Google is changing the way it licenses its suite of Android apps in Europe, leading the company to charge a licensing fee for the Play Store and other Google apps for the first time.
The changes come in response to a July ruling by the European Commission, which fined the company $5 billion for antitrust violations and ordered it to stop “illegally tying” Chrome and search apps to Android.
Google hasn’t historically charged for Android and its app because of the revenue it gets from Chrome and search. But splitting them up changes the equation, so companies will now find themselves paying for things — like the Play Store — that we generally consider to be core parts of Android, but are in reality Google services.
The base Android operating system will remain free and open-source, but if phone and tablet manufacturers want Google’s apps and the Play Store, they’ll have to pay a license fee in Europe. And they’ll now be able to license Chrome and search separately, rather than being required to accept everything as a bundle. Companies will now be able to license and install the Play Store and Google’s apps onto forked versions of Android as well — something Google used to prohibit.
To break it down:
- Android, more formally known as AOSP, or Android Open Source Project, is free.
- Chrome, in a bundle with the Google Search app, is free.
- The Play Store and Google’s other apps, like Gmail, Google Calendar, and YouTube, will cost a license fee. It is not yet clear how much that fee is or how it is structured.

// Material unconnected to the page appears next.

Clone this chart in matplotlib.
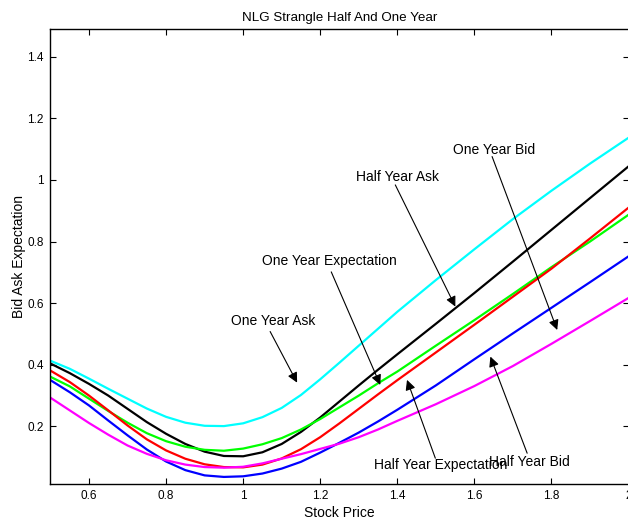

Device makers can mix and match these offerings, so it is possible to build a phone that runs Android and has Chrome and search on it, but not the Play Store and Google’s other apps. Or you can have an Android phone and pay the fee to license the Play Store, but leave Chrome and Search out. Or you can build your own version of Android, as Amazon does, and put Chrome and Google search on it for free.
“Since the pre-installation of Google Search and Chrome together with our other apps helped us fund the development and free distribution of Android, we will introduce a new paid licensing agreement for smartphones and tablets shipped into the [European Economic Area],” writes Hiroshi Lockheimer, who leads Android.
Lockheimer clarifies that Android more broadly will remain free and open source — these changes only affect the Google services that are traditionally bundled with the OS. And companies can choose to ship a device without Google’s apps and services if they don’t want to pay, as Amazon has long done and as already happens in China, where Google doesn’t operate.
But the Play Store is likely to keep phone and tablet makers attached to Google, since it’s where users can access the vast majority of Android apps. And since there is no way to get the Play Store and Google’s apps in Europe without paying the license fee anymore, it’s likely that cost will be passed on to consumers in the form of higher device prices.
That said, Google is appealing the European Commission’s ruling. Ultimately, it doesn’t want to have to split up Android, Chrome, and search. But for the time being, it has to comply with the commission’s decision, and it’s going to put these changes into place starting October 29th.
A spokesperson for the European Commission said that Google isn’t required to charge for its apps or the Play Store, and that it’s Google’s responsibility to change its policies in a way that complies with the ruling. “The Commission will closely monitor Google’s compliance to ensure that the remedy is effective and respects the decision,” the spokesperson said. They added that the decision is meant to allow other browsers and search engines to “compete on the merits with Google for pre-installation on Android devices.”
Update, 2:05PM ET: Clarified Google’s licensing terms for the Play Store and apps.